The update from the North Carolina Department of Parks and Recreation came as the board convened for its regularly-scheduled meeting in the Commissioner's Meeting Room at the Surry County Government Center in Dobson.
"We've made some improvements to the program," Windsor told the board. "And all prescribed burns in the future will have more guidelines."
Windsor said that "several things could have gone better," with the November planned burn.
"But if they had, I wouldn't be here talking to you today," he said.
While he noted that serious lapses in communication with the public resulted in a lot of frightened people, Windsor maintained that prescribed burns to control undergrowth at the park are still "the most effective tool we have in our arsenal."
"Since the Pilot Mountain fire, our tactics have changed and we aren't going to be lighting multiple fires at the same time, but it's really important for us that the prescribed burn program continue," he said. "While I'm sure it was frightening to surrounding residents and I regret that we scared people, there are great benefits to the park ecologically and there's almost no adverse effect from prescribed burns."
Commissioner Larry Phillips said that from the board's perspective it was the lack of information received by the public that was most concerning.
"The people who live around the mountain live there for a reason," he said. "I'm not in a position to question your policy and that was never my intention.
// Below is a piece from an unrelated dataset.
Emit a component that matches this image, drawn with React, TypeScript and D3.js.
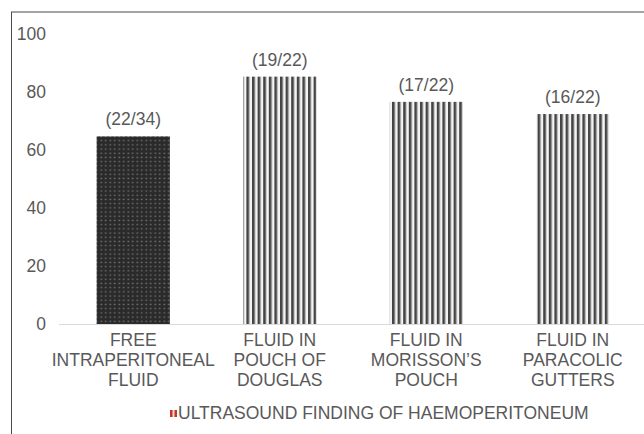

My intention was, and still is, focused on the fact that on the night this happened I saw a frightened public, and unnecessarily so."
With better communication, Phillips said, much of that fear could have been eliminated.
"What I'd like to hear tonight is how we're going to improve that communication so we don't have to experience something like that again," he said.
Windsor said that in the future, more announcements will be made to nearby property owners prior to any fires being started at the park.
"This will be a way for people who live immediately around the park to get an update when there will be a burn," he said. "And we're also going to be putting signs on secondary roads around the park notifying the public when we're planning a burn."
Commissioner Paul Johnson asked Windsor about whether the fire should have been started in the first place.
The park superintendent told the board that communications problems among various agencies handling the burn contributed to the issue.
"We did have communications issues as we were starting the fire because of radio signals and cell phone service," he said.
And by the time he received a notice that the fire shouldn't be started it was too late.
"Since then, something else we're doing is being added to a daily weather briefing," Windsor said. "We did have a little bit of a breakdown there, but it's since been taken care of."
But Commissioner R.F. "Buck" Golding, the board chairman during the fire, wasn't convinced.
Noting that Windsor brought up the difficult terrain several times during his board update, Golding said that issue isn't going to change.
"That terrain is going to be the same the next time you plan a burn," he said. "We, as a county, can't burn trash in our landfill but you come along and set a fire and the air quality around that park was dramatically changed for some time because of that.
"What you did, and the excitement among the populace you created, upset a lot of people and they won't forget it anytime soon," Golding added.
Windsor said he is sorry for any fear the fire instilled in the public.